Trump has been accused of abandoning a loyal ally in the fight against Daesh after ordering American troops to pull back from the border, which Ankara took as a green light to move in.

The Syrian Observatory for Human Rights said at least 26 civilians were killed on Sunday in northeast Syria, including an unidentified journalist who died in a Turkish air strike on a convoy of vehicles transporting civilians and journalists.

At least 60 civilians have now died in violence on the Syrian side of the border, with Turkish reports putting the number of civilians dead from Kurdish shelling inside Turkey at 18.

The Observatory monitoring group said pro-Ankara fighters “executed” at least nine civilians on Saturday near the Syrian town of Tal Abyad.

The Kurds said a female Kurdish party official and her driver were among those killed.

 

Camp guards attacked 

 

Aid groups have warned of another humanitarian disaster in Syria if the offensive is not halted.

The UN humanitarian agency OCHA said the exodus sparked by the fighting had grown to 130,000 people and it was preparing for that figure to more than triple.

“We have moved into a planning scenario where up to 400,000 people could be displaced within and across the affected areas,” spokesman Jens Laerke told AFP.

Some 12,000 Daesh fighters — Syrians, Iraqis as well as foreigners from 54 countries — are detained in Kurdish prisons, according to official Kurdish statistics.

Displacement camps meanwhile host some 12,000 foreigners — 8,000 children and 4,000 women.

“The brutal military assault led by Turkey and its mercenaries is now taking place near a camp in Ain Issa, where there are thousands [of people] from families of Daesh,” a Kurdish administration statement said.

“Some were able to escape after bombardments that targeted” the camp.
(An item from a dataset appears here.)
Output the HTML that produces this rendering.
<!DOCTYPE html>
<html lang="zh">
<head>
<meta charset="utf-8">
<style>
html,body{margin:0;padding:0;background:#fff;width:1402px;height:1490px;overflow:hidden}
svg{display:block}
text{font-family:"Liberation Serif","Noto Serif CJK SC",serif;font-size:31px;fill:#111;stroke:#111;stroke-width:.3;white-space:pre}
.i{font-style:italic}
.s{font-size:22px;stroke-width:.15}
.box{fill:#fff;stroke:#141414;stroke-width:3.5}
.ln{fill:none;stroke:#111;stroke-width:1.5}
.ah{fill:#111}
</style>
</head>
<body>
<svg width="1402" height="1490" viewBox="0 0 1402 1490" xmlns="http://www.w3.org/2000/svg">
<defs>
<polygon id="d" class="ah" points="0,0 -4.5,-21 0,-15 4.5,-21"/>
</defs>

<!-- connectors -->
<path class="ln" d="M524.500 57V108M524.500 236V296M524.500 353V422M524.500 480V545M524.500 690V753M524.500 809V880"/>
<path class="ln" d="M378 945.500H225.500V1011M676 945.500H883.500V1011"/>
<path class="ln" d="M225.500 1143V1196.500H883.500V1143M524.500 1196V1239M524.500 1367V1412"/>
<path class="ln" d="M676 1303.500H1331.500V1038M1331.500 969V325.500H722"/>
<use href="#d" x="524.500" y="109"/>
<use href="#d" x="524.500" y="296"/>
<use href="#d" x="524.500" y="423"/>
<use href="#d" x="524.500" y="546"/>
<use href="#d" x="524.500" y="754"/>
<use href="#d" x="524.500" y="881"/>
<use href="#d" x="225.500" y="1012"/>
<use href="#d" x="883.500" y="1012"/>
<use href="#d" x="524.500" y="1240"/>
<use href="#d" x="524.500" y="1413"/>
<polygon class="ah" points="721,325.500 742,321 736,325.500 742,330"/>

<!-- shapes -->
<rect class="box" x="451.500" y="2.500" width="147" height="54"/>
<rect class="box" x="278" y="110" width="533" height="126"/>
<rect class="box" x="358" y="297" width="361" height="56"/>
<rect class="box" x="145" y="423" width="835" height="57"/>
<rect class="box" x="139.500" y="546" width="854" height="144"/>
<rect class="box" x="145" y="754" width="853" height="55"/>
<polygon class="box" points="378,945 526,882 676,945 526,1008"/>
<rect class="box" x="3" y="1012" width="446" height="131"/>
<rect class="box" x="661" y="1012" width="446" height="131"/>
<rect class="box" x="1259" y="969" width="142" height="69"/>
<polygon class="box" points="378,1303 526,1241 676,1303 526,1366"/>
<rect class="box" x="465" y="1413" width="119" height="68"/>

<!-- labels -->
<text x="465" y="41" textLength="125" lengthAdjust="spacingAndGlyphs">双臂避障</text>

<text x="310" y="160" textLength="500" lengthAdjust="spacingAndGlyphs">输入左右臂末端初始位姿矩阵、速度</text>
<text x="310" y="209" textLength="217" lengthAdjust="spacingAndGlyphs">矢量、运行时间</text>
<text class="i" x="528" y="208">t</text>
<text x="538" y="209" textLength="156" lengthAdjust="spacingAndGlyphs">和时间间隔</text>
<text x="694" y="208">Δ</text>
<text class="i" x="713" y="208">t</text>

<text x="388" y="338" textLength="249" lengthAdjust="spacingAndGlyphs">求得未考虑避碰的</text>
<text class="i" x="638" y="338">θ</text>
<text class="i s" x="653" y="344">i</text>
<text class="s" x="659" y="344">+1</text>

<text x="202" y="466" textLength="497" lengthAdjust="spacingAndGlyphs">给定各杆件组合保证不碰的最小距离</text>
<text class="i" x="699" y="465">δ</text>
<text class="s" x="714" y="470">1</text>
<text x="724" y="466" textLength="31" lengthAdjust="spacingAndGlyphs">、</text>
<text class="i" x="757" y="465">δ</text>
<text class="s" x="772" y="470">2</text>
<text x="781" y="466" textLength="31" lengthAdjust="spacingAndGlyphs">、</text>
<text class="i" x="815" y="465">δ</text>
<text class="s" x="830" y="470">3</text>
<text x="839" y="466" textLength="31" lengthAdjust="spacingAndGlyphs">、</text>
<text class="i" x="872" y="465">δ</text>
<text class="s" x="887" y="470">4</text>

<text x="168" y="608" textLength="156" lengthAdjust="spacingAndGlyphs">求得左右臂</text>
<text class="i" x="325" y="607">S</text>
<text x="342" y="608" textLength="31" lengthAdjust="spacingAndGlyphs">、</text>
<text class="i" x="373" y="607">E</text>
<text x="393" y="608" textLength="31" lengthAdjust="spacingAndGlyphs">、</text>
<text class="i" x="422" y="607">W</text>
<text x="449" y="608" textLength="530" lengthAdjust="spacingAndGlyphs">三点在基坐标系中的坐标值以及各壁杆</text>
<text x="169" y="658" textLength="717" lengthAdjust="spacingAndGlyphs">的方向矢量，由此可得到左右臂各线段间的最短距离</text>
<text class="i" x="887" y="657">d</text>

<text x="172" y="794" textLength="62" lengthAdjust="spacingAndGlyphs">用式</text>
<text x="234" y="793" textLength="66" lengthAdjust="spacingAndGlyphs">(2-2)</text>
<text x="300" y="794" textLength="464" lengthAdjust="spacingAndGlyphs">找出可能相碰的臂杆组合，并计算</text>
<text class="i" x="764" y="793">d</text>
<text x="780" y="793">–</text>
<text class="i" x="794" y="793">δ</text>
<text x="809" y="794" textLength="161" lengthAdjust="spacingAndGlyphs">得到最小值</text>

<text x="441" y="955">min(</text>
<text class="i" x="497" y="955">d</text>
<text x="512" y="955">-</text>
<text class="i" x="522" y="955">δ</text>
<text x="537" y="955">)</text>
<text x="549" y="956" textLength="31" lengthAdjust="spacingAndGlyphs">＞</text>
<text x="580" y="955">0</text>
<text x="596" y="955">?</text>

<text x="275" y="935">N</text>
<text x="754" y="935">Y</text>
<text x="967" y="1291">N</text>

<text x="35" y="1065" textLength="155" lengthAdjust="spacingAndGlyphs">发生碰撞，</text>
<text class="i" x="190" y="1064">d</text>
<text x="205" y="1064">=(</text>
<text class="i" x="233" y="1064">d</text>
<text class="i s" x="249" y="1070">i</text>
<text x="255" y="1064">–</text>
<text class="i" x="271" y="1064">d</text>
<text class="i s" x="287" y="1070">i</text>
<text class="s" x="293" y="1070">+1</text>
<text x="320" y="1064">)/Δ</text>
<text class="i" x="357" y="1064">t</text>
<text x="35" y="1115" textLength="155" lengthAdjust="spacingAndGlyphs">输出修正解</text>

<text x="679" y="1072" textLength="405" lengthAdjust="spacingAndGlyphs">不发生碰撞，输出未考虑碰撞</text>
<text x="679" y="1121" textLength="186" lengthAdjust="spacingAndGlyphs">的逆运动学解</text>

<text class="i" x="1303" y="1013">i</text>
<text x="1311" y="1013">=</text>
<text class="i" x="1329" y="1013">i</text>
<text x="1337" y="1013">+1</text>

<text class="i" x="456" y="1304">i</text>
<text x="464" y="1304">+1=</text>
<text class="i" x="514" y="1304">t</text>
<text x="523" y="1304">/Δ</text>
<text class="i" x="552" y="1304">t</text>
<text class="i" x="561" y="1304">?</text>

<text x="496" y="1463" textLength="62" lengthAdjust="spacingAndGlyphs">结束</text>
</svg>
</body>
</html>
The Kurds also charged its guards had been attacked and the gates of the camp flung open.

It said the Ain Issa camp was “now without guards” and 785 relatives of Daesh extremists had fled.

According to Turkish media, Ankara aims to take control of a territory 120 kilometres long and 30 kilometres into Syria, up to the towns of Tal Abyad and Ras Al Ain.

Turkish forces and their proxies captured Tal Abyad on Friday afternoon, which left Ras Al Ain, further east, as the last major target in the offensive.

Turkey announced it had seized the key M4 highway, which looks like it might mark the southern limit of its advance in this initial phase of the invasion.

It lies 30 to 35 kilometres deep in Syrian territory.

Arab League chief Ahmed Aboul Gheit on Saturday slammed the Turkish attack as an “invasion of an Arab land” while the ministers they would consider diplomatic and economic action against Ankara.